病んでる時に観たくなる動画

まぼろしの世界(紙ジャケット仕様)

 

最近、元気が出ない。

もともと元気があるタイプではないが、それにしても元気が出ない。

病んでいる、といったほうがいいかもしれない。

人は病んでる時、どんなものを観て「癒されたい」と思うのだろうか。

「前向きな内容の映画を観る」

という人は多いだろう。

いや、これは病んでるのではなく単に「元気がない人が観たいやつ」か。

「ホラー系の、人がめちゃくちゃ殺される映画を観る」

ゾンビ映画とか、サブカル系に多そうなイメージだ。

「猫や犬の動画を観る」

これはいかにもいそうだ。

そういえば以前、誰だか忘れたが、「つい、虫が交尾している動画を観てしまう」と書いている人がいた。

「病んでいるから」だという。

わけがわからない。

まあ、そういう人もいるのだろう。

YouTubeに代表される無料動画サービスの登場は、ネットの世界のみならず音楽界にも革命を起こした。

時も場所も選ばず、ミュージシャンのPVやライブ動画などをタダで観ることが出来るのだ。まさに革命である。

随分前にYouTubeで発見したライブの動画でめちゃくちゃ衝撃を受けたやつがある。

外国人のミュージシャンが映っていた。おっさんのヴォーカリストがステージ上でバンドを従えて歌を歌っている。ロックだった。大勢の聴衆に囲まれる中、己のちんぽをしごきながら歌を歌っていた。

驚いた。

しかも、そんな異常きわまりない行為をしているステージ上のおっさんを眺めつつ、同調するかのように一緒になってちんぽをおもいっきりしごいている観客もばっちり映っていたのだからなおさら驚いた。

まさに衝撃である。

あまりに衝撃を受けたせいで、つい、ふつうの感想が頭に浮かんでしまったのかもしれない。

「家でひとりでやりゃあいいじゃないか!」

動画の説明欄にはたしかバンド名も表示されていたはずだが忘れた。

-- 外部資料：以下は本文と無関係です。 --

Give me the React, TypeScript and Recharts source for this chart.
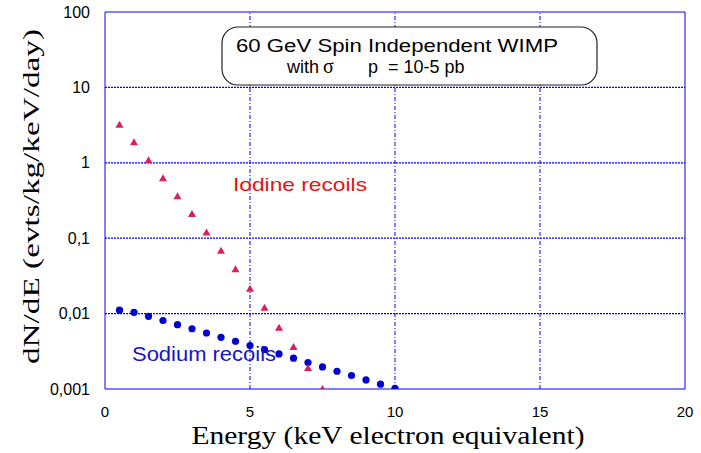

そんなことはどうでもよくなるほどとにかく衝撃的な映像だったからだ。

動画を観て思い出したのはもちろんドアーズのジム・モリソンだ。

かつてステージ上で自慰行為をし、そのまま警察に逮捕・連行されたという逸話は、洋楽ロックのリスナーにとって耳にタコができるほど有名な話だ。一方で、ステージ上で警察に逮捕・連行されたのは事実であるものの、「自慰行為をしていた」という部分に関してはデマだとする説も根強い。

実際、行為をとらえた映像や写真などは残っておらず、信ぴょう性は低いと言わざるを得ない。

そんなあくまでも「伝説」として想像するしかなかった画をこの目で目撃したのだから、その衝撃は計り知れないというものだろう。

で、最近、あのライブ動画をひさしぶりに観たくなって探しているのだが、これが見つからない。

「ライブ、洋楽、ロック、ちんぽ、しごく」

思いつくかぎりのワードを入れて検索をかけてみるものの、全然見つからない。

相当前に観た動画なので、消されてしまったのか。

いずれにせよ、そんな動画を観て癒されたい、なんて思っている今の俺は相当病んでいるに違いない。

 「病んでる時に観たくなる動画」

そんなアンケートの結果が公表されているのなら見てみたいものだ。